─── Source material

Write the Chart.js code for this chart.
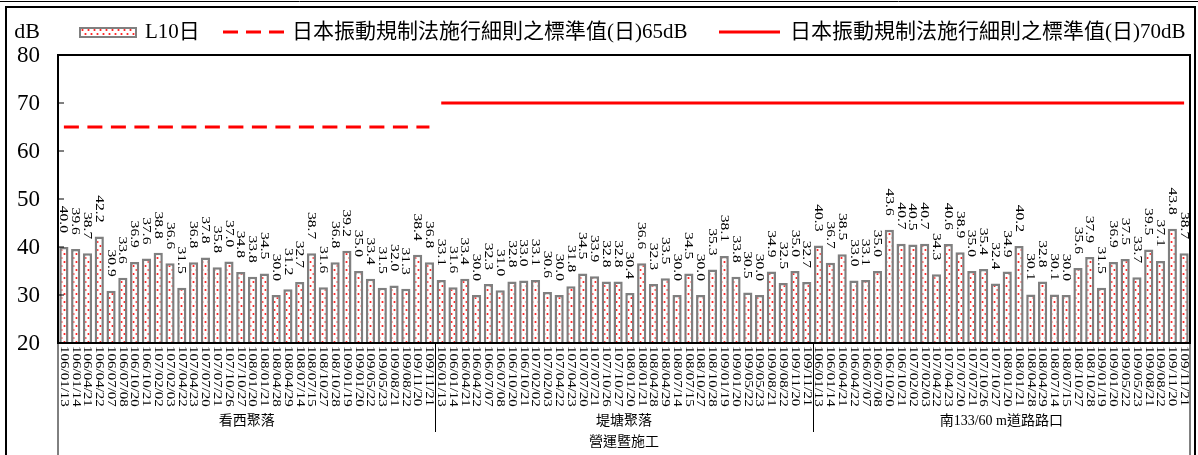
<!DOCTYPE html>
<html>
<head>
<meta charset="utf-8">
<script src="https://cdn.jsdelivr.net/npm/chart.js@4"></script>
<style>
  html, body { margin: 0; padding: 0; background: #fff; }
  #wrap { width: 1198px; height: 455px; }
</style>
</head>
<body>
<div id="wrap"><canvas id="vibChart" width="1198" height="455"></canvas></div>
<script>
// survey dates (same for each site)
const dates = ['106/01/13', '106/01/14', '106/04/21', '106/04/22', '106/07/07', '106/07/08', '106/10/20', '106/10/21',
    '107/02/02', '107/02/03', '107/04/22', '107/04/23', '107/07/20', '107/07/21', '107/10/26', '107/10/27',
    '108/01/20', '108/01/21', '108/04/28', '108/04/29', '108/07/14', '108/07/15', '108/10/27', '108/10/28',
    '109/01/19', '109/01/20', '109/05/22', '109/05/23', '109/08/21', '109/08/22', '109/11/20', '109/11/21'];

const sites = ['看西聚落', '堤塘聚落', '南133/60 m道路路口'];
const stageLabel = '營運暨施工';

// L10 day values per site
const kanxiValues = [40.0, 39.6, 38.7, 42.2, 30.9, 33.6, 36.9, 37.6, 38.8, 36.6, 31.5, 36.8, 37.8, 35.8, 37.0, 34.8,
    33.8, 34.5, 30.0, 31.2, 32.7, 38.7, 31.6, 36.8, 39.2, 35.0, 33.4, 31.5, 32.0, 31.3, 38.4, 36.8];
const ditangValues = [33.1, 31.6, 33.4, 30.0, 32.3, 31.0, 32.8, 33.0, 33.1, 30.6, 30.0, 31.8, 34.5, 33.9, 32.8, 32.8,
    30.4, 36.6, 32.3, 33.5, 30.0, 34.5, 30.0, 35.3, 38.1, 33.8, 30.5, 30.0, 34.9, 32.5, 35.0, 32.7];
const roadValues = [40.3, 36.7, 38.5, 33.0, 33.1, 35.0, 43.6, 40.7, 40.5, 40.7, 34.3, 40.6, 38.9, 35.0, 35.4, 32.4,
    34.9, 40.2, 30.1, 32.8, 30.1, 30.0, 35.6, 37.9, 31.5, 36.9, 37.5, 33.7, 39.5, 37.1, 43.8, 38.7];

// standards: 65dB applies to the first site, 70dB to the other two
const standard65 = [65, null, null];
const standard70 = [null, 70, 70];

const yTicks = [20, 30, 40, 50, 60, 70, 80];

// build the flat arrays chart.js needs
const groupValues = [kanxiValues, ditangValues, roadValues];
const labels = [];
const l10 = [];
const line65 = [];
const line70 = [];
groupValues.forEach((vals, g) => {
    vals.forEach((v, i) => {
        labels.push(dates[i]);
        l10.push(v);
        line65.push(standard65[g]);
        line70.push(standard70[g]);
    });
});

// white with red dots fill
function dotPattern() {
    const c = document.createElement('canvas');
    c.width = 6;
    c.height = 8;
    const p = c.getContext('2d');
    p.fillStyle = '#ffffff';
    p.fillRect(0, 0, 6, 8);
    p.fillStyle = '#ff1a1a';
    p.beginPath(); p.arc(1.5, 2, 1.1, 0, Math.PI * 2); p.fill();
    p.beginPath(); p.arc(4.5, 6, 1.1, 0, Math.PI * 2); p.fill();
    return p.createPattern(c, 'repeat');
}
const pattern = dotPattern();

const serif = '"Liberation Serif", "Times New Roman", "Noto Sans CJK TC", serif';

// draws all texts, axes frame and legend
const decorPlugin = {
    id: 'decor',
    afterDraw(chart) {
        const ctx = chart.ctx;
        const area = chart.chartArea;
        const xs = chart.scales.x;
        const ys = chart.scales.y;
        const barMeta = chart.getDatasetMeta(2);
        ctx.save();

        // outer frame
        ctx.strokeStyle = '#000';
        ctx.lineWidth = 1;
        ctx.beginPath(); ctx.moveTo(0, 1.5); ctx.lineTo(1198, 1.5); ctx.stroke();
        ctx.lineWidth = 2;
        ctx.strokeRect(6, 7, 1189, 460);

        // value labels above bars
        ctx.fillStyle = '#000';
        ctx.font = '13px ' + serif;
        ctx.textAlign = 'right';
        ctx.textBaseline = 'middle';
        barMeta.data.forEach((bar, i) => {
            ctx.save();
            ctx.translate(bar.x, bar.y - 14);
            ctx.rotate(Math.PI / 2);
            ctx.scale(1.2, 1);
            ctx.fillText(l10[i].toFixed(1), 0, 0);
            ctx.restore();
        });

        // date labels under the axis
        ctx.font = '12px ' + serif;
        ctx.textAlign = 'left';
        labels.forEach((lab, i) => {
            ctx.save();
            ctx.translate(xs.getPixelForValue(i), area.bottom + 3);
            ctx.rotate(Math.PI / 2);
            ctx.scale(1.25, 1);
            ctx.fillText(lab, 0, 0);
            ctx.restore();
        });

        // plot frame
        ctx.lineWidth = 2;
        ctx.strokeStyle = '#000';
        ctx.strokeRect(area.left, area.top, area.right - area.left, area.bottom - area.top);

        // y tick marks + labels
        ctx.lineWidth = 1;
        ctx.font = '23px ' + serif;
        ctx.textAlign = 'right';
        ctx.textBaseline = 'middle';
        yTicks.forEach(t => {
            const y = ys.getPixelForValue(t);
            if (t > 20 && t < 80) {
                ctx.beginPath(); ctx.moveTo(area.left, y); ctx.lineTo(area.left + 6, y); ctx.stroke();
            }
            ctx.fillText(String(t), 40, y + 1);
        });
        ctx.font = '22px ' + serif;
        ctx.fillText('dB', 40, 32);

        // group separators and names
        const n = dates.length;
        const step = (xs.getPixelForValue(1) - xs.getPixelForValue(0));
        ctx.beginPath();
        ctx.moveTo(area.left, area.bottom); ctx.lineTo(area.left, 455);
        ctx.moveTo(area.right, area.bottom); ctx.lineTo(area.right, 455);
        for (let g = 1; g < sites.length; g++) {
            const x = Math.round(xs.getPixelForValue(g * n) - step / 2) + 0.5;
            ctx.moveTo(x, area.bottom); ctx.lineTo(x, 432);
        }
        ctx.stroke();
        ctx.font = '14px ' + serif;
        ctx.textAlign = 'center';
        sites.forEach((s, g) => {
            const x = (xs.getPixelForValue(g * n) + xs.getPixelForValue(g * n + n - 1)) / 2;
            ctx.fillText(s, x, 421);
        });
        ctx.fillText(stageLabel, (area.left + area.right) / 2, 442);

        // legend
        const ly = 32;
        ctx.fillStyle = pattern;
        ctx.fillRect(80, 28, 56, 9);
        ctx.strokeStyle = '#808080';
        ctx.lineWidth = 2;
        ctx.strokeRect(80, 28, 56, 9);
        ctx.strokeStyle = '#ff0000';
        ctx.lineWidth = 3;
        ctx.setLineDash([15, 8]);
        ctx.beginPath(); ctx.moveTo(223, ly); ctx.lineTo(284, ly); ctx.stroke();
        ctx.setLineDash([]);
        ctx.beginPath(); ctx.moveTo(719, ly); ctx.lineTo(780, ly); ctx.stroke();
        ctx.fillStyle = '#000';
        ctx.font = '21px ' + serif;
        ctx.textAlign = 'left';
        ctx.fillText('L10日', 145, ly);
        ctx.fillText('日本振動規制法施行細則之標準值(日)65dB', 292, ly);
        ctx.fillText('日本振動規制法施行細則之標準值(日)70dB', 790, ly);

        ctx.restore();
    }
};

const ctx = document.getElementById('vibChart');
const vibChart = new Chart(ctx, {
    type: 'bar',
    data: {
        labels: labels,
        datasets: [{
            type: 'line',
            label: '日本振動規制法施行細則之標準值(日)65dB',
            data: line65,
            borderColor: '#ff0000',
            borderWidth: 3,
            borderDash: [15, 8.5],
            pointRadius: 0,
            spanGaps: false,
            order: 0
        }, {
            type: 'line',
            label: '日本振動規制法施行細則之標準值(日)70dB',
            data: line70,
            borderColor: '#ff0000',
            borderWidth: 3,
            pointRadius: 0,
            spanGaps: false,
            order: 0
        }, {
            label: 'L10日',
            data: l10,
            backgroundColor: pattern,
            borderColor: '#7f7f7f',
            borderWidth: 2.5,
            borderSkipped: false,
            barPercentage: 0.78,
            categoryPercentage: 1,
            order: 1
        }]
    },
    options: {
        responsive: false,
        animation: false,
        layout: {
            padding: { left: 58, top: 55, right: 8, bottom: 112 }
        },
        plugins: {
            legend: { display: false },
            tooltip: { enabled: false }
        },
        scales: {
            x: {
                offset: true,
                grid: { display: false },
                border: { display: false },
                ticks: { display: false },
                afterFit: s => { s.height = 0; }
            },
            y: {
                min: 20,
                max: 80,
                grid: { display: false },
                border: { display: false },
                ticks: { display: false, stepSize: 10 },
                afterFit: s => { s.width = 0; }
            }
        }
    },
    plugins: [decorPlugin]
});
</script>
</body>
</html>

──────

- _Challenge_
Only lines belong in the copy: transcribe those from the start of the data through the line that contains "37.1, 43.8, 38.7];", and skip the pictures.

- _Reply to the task_
Write the Chart.js code for this chart.
<!DOCTYPE html>
<html>
<head>
<meta charset="utf-8">
<script src="https://cdn.jsdelivr.net/npm/chart.js@4"></script>
<style>
  html, body { margin: 0; padding: 0; background: #fff; }
  #wrap { width: 1198px; height: 455px; }
</style>
</head>
<body>
<div id="wrap"><canvas id="vibChart" width="1198" height="455"></canvas></div>
<script>
// survey dates (same for each site)
const dates = ['106/01/13', '106/01/14', '106/04/21', '106/04/22', '106/07/07', '106/07/08', '106/10/20', '106/10/21',
    '107/02/02', '107/02/03', '107/04/22', '107/04/23', '107/07/20', '107/07/21', '107/10/26', '107/10/27',
    '108/01/20', '108/01/21', '108/04/28', '108/04/29', '108/07/14', '108/07/15', '108/10/27', '108/10/28',
    '109/01/19', '109/01/20', '109/05/22', '109/05/23', '109/08/21', '109/08/22', '109/11/20', '109/11/21'];

const sites = ['看西聚落', '堤塘聚落', '南133/60 m道路路口'];
const stageLabel = '營運暨施工';

// L10 day values per site
const kanxiValues = [40.0, 39.6, 38.7, 42.2, 30.9, 33.6, 36.9, 37.6, 38.8, 36.6, 31.5, 36.8, 37.8, 35.8, 37.0, 34.8,
    33.8, 34.5, 30.0, 31.2, 32.7, 38.7, 31.6, 36.8, 39.2, 35.0, 33.4, 31.5, 32.0, 31.3, 38.4, 36.8];
const ditangValues = [33.1, 31.6, 33.4, 30.0, 32.3, 31.0, 32.8, 33.0, 33.1, 30.6, 30.0, 31.8, 34.5, 33.9, 32.8, 32.8,
    30.4, 36.6, 32.3, 33.5, 30.0, 34.5, 30.0, 35.3, 38.1, 33.8, 30.5, 30.0, 34.9, 32.5, 35.0, 32.7];
const roadValues = [40.3, 36.7, 38.5, 33.0, 33.1, 35.0, 43.6, 40.7, 40.5, 40.7, 34.3, 40.6, 38.9, 35.0, 35.4, 32.4,
    34.9, 40.2, 30.1, 32.8, 30.1, 30.0, 35.6, 37.9, 31.5, 36.9, 37.5, 33.7, 39.5, 37.1, 43.8, 38.7];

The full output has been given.